3. Measure Resonance Frequencies (Accelerometer Method)

This method is fastest and most accurate, especially for Klipper users:

• Mount the accelerometer to your printer's toolhead (and bed, if calibrating dual axes).
• Run the RESONANCE_TEST command for the X axis, then repeat for the Y axis.
• Your firmware will output a recommended shaper type (MZV, ZV, EI, 2HUMP_EI, or 3P) and optimal frequency for each axis.

Common shaper types: ZV works for simple single-peak resonance, MZV for dual peaks, EI/2HUMP_EI for wider resonance ranges.

4. Manual Calibration (No Accelerometer)

If you do not have an accelerometer, you can calibrate manually:

• Print a ringing tower with input shaping disabled, then print additional towers with shaper frequencies starting at 20Hz, incrementing by 5Hz up to 80Hz.
• Visually inspect each tower, or use calipers to measure the width of ringing artifacts below sharp edges.
• The frequency with the smallest (or no) ringing is your optimal value for that axis.

5. Apply Your Calibration Settings

Input your optimal shaper type and frequency into your firmware:

• Klipper: Add a [input_shaper] section to your printer.cfg file, with shaper_freq_x, shaper_freq_y, and shaper_type (or separate shaper_type_x and shaper_type_y for dual shapers).
• Marlin: Use the M593 G-code command: M593 X<freq> Y<freq> for separate axis frequencies, or M593 F<freq> for a single combined frequency.
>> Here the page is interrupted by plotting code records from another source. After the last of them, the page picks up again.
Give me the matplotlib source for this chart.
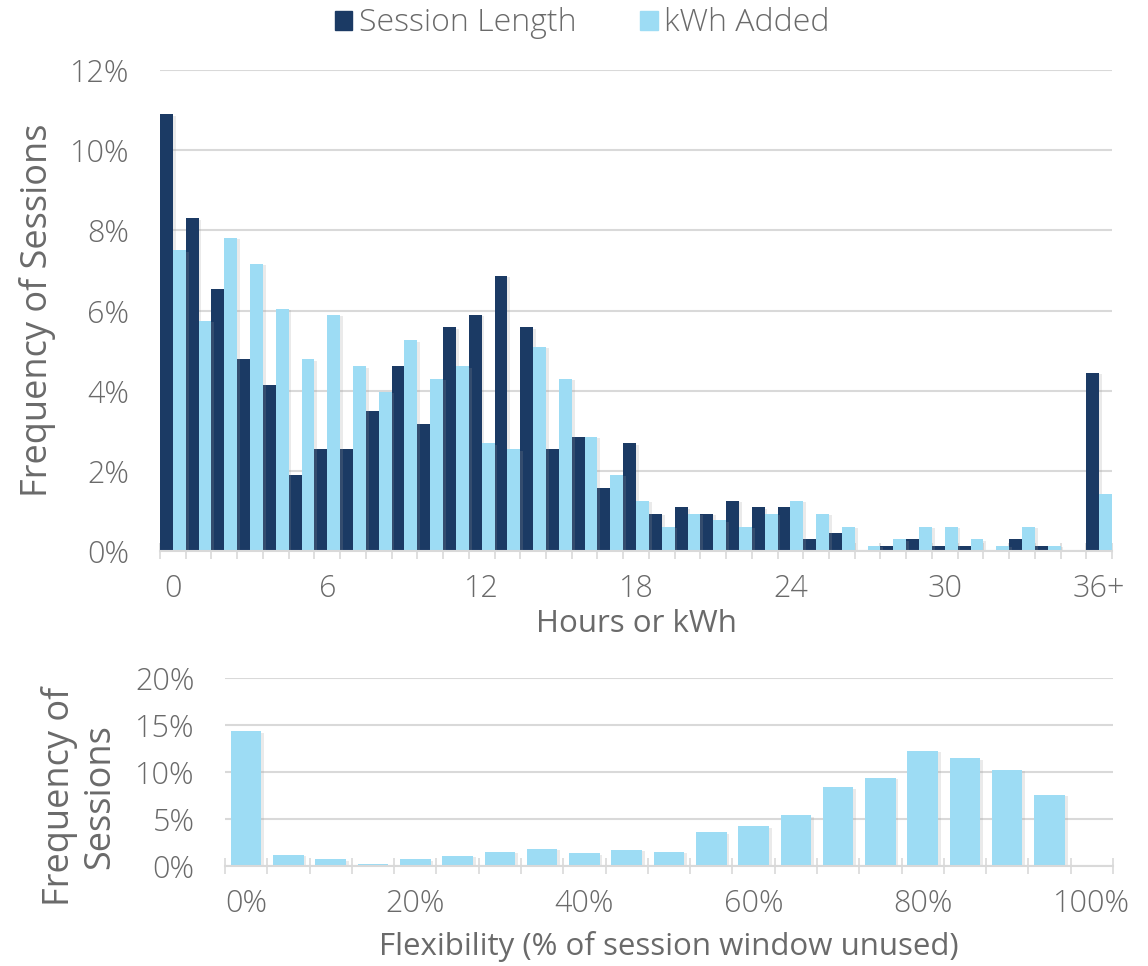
import matplotlib
matplotlib.use("Agg")
import matplotlib.pyplot as plt
import matplotlib.patheffects as pe
from matplotlib.ticker import PercentFormatter, FixedLocator
from matplotlib.patches import Patch
import numpy as np

plt.rcParams['font.family'] = ['Open Sans', 'DejaVu Sans']
plt.rcParams['font.weight'] = 'light'

# top chart: share of sessions per hour / kWh bucket (0 .. 36+)
hour_labels = [str(i) for i in range(36)] + ["36+"]
session_length = [10.9, 8.3, 6.54, 4.78, 4.14, 1.9, 2.54, 2.54, 3.49, 4.61,
                  3.18, 5.58, 5.9, 6.86, 5.58, 2.54, 2.85, 1.57, 2.69, 0.93,
                  1.09, 0.93, 1.25, 1.09, 1.09, 0.29, 0.46, 0.0, 0.13, 0.29,
                  0.13, 0.13, 0.0, 0.29, 0.13, 0.0, 4.45]
kwh_added = [7.5, 5.74, 7.82, 7.17, 6.05, 4.78, 5.9, 4.61, 3.97, 5.26,
             4.3, 4.61, 2.69, 2.54, 5.1, 4.3, 2.85, 1.9, 1.25, 0.61,
             0.93, 0.77, 0.61, 0.93, 1.25, 0.93, 0.61, 0.13, 0.29, 0.61,
             0.61, 0.29, 0.13, 0.61, 0.13, 0.0, 1.41]

# bottom chart: flexibility buckets 0%, 5%, ... 100%
flex_labels = ["%d%%" % p for p in range(0, 105, 5)]
flexibility = [14.35, 1.21, 0.71, 0.25, 0.71, 1.07, 1.53, 1.85, 1.36, 1.71,
               1.53, 3.57, 4.21, 5.39, 8.39, 9.39, 12.24, 11.46, 10.21, 7.6, 0.0]

dark = "#1b3a64"
light = "#9ddcf4"
grid_c = "#d9d9d9"
text_c = "#6a6a6a"
shadow = [pe.SimplePatchShadow(offset=(2, -1), shadow_rgbFace="#999999", alpha=0.2), pe.Normal()]

fig = plt.figure(figsize=(11.48, 9.66), dpi=100)

def style_axis(ax):
    for s in ["top", "right", "left"]:
        ax.spines[s].set_visible(False)
    ax.spines["bottom"].set_color(grid_c)
    ax.spines["bottom"].set_linewidth(1.5)
    ax.yaxis.grid(True, color=grid_c, linewidth=1.5)
    ax.set_axisbelow(True)
    ax.tick_params(axis="y", length=0, labelsize=22, labelcolor=text_c, pad=22)
    ax.tick_params(axis="x", which="major", length=0, labelsize=22, labelcolor=text_c, pad=16)
    ax.tick_params(axis="x", which="minor", direction="inout", length=12, width=1.2, color=grid_c)

# ---- top chart
ax1 = fig.add_axes([0.1394, 0.4296, 0.8293, 0.4979])
x = np.arange(len(hour_labels))
ax1.bar(x - 0.25, session_length, width=0.5, color=dark, path_effects=shadow, label="Session Length")
ax1.bar(x + 0.25, kwh_added, width=0.5, color=light, path_effects=shadow, label="kWh Added")
ax1.set_xlim(-0.5, len(hour_labels) - 0.5)
ax1.set_ylim(0, 12)
ax1.yaxis.set_major_locator(FixedLocator([0, 2, 4, 6, 8, 10, 12]))
ax1.yaxis.set_major_formatter(PercentFormatter(100, decimals=0))
ax1.set_xticks(x[::6])
ax1.set_xticklabels([hour_labels[i] for i in x[::6]])
ax1.xaxis.set_minor_locator(FixedLocator(np.arange(len(hour_labels) + 1) - 0.5))
style_axis(ax1)
ax1.set_xlabel("Hours or kWh", fontsize=22.5, color=text_c, labelpad=3)
ax1.set_ylabel("Frequency of Sessions", fontsize=26, color=text_c, labelpad=10)

handles = [Patch(color=dark, label="Session Length"), Patch(color=light, label="kWh Added")]
fig.legend(handles=handles, loc="upper center", bbox_to_anchor=(0.507, 1.022), ncol=2,
           frameon=False, fontsize=23, labelcolor=text_c, handlelength=0.55, handleheight=0.55,
           handletextpad=0.2, columnspacing=2.0)

# ---- bottom chart
ax2 = fig.add_axes([0.196, 0.1035, 0.7735, 0.1946])
xf = np.arange(len(flex_labels))
ax2.bar(xf, flexibility, width=0.72, color=light, path_effects=shadow)
ax2.set_xlim(-0.5, len(flex_labels) - 0.5)
ax2.set_ylim(0, 20)
ax2.yaxis.set_major_locator(FixedLocator([0, 5, 10, 15, 20]))
ax2.yaxis.set_major_formatter(PercentFormatter(100, decimals=0))
ax2.set_xticks(xf[::4])
ax2.set_xticklabels([flex_labels[i] for i in xf[::4]])
ax2.xaxis.set_minor_locator(FixedLocator(np.arange(len(flex_labels) + 1) - 0.5))
style_axis(ax2)
ax2.set_xlabel("Flexibility (% of session window unused)", fontsize=22.5, color=text_c, labelpad=8)
ax2.set_ylabel("Frequency of\nSessions", fontsize=26, color=text_c, labelpad=12, linespacing=1.15)
ax2.yaxis.label.set_y(0.37)

fig.savefig("out.png", dpi=100)
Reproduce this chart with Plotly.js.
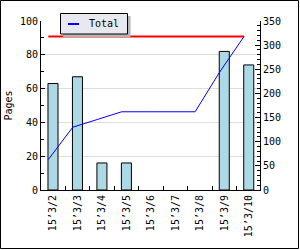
<!DOCTYPE html>
<html><head><meta charset="utf-8">
<script src="https://cdn.plot.ly/plotly-3.0.1.min.js"></script>
<style>html,body{margin:0;padding:0;background:#fff}#chart{width:300px;height:250px}</style>
</head><body><div id="chart"></div>
<script>
const categories = ["15’3/2","15’3/3","15’3/4","15’3/5","15’3/6","15’3/7","15’3/8","15’3/9","15’3/10"];
const pages = [63, 67, 16, 16, 0, 0, 0, 82, 74];
const total = [63, 130, 146, 162, 162, 162, 162, 244, 318];
const target = [318, 318, 318, 318, 318, 318, 318, 318, 318];
const seriesName = "Total";

const W = 300, H = 250;
const m = {l: 41, r: 40, t: 21, b: 60};
const pw = W - m.l - m.r, ph = H - m.t - m.b;
const px = x => (x - m.l) / pw;
const py = y => (H - m.b - y) / ph;
const font = {family: "DejaVu Sans Mono, Liberation Mono, monospace", size: 10, color: "#000000"};
const blue = "#0000ff";

const traces = [
  {type: "bar", x: categories, y: pages, xaxis: "x", yaxis: "y", width: 0.41,
   marker: {color: "#add8e6", line: {color: "#000", width: pages.map(v => v > 0 ? 1 : 0)}},
   showlegend: false, hoverinfo: "none"},
  {type: "scatter", mode: "lines", x: categories, y: target, xaxis: "x2", yaxis: "y2",
   line: {color: "#ff0000", width: 2}, showlegend: false},
  {type: "scatter", mode: "lines", x: categories, y: total, xaxis: "x2", yaxis: "y2", name: seriesName,
   line: {color: blue, width: 1}, showlegend: false}
];

const layout = {
  width: W, height: H, margin: m, paper_bgcolor: "#fff", plot_bgcolor: "#fff",
  font: font, showlegend: false, bargap: 0,
  xaxis: {type: "category", range: [-0.49, 8.46], showline: true, linecolor: "#000", linewidth: 1,
          ticks: "inside", tickson: "boundaries", ticklen: 4, tickcolor: "#000", tickangle: -90,
          showgrid: false, zeroline: false, tickfont: font, fixedrange: true},
  xaxis2: {type: "category", range: [-0.298, 8.652], overlaying: "x", anchor: "y", visible: false},
  yaxis: {range: [0, 100], dtick: 20, showline: true, linecolor: "#000", linewidth: 1,
          ticks: "inside", ticklen: 4, tickcolor: "#000", showgrid: true, gridcolor: "#dddddd", gridwidth: 1,
          zeroline: false, tickfont: font,
          minor: {dtick: 10, ticks: "inside", ticklen: 3, tickcolor: "#000", showgrid: false},
          title: {text: "Pages", font: font, standoff: 5}},
  yaxis2: {range: [0, 350], dtick: 50, overlaying: "y", side: "right", anchor: "x",
           showline: true, linecolor: "#000", linewidth: 1, ticks: "inside", ticklen: 5, tickcolor: "#000",
           showgrid: false, zeroline: false, tickfont: font,
           minor: {dtick: 10, ticks: "inside", ticklen: 3, tickcolor: "#000", showgrid: false}},
  shapes: [
    {type: "rect", xref: "paper", yref: "paper", x0: px(63), x1: px(130.5), y0: py(37.3), y1: py(16),
     fillcolor: "#b4b4b4", line: {width: 0}, layer: "above"},
    {type: "rect", xref: "paper", yref: "paper", x0: px(60.5), x1: px(127.5), y0: py(34), y1: py(13.5),
     fillcolor: "#e8e8f0", line: {color: "#000", width: 1}, layer: "above"},
    {type: "line", xref: "paper", yref: "paper", x0: px(68), x1: px(79), y0: py(24), y1: py(24),
     line: {color: blue, width: 2}, layer: "above"},
    {type: "rect", xref: "paper", yref: "paper", x0: px(0.5), x1: px(298.5), y0: py(248.5), y1: py(0.5),
     line: {color: "#000", width: 1}, fillcolor: "rgba(0,0,0,0)", layer: "above"}
  ],
  annotations: [
    {text: seriesName, xref: "paper", yref: "paper", x: px(87.5), y: py(24), xanchor: "left", yanchor: "middle",
     showarrow: false, font: font, borderpad: 0}
  ]
};

Plotly.newPlot("chart", traces, layout, {staticPlot: true, displayModeBar: false});
</script>
</body></html>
Save to EEPROM with M500.
• Prusa/Bambu Lab: Use the built-in input shaping calibration wizard in the printer's menu or companion software.

6. Validate and Fine-Tune

After applying settings, print a validation model like a Benchy or a calibration cube with sharp edges. Check for remaining ringing:

• If ringing is still present, adjust the frequency by ±2-3Hz and retest.
• Gradually increase acceleration settings until ringing reappears, then reduce acceleration by 10-15% for stable, high-quality prints.

Common Pitfalls to Avoid

• Calibrating only one axis: X and Y axes almost always have different resonance frequencies, so calibrate them separately.
• Over-damping: Using a shaper frequency that is too high will make print details look soft or blurry.
• Skipping recalibration after hardware changes: Adding dampers, a new extruder, or a different bed surface changes your printer's resonance profile. Recalibrate after any hardware mods.
• Using low-quality accelerometers: Cheap clone accelerometers can return inaccurate frequency readings, leading to poor calibration.

Advanced Optimization Tips

• Use separate shaper types for X and Y axes if their resonance profiles differ significantly.
• Combine input shaping with pressure advance: Input shaping handles motion vibrations, while pressure advance fixes extrusion-related artifacts for the best possible print quality.
• Test calibration with your most common print materials: Bed temperature and part cooling can slightly shift resonance frequencies for some printers.

Final Thoughts

Optimizing input shaping takes less than 30 minutes for most users, but delivers immediate, noticeable improvements to print quality. Make it a habit to recalibrate every time you modify your printer's hardware, and you will get faster, smoother, more detailed prints every time.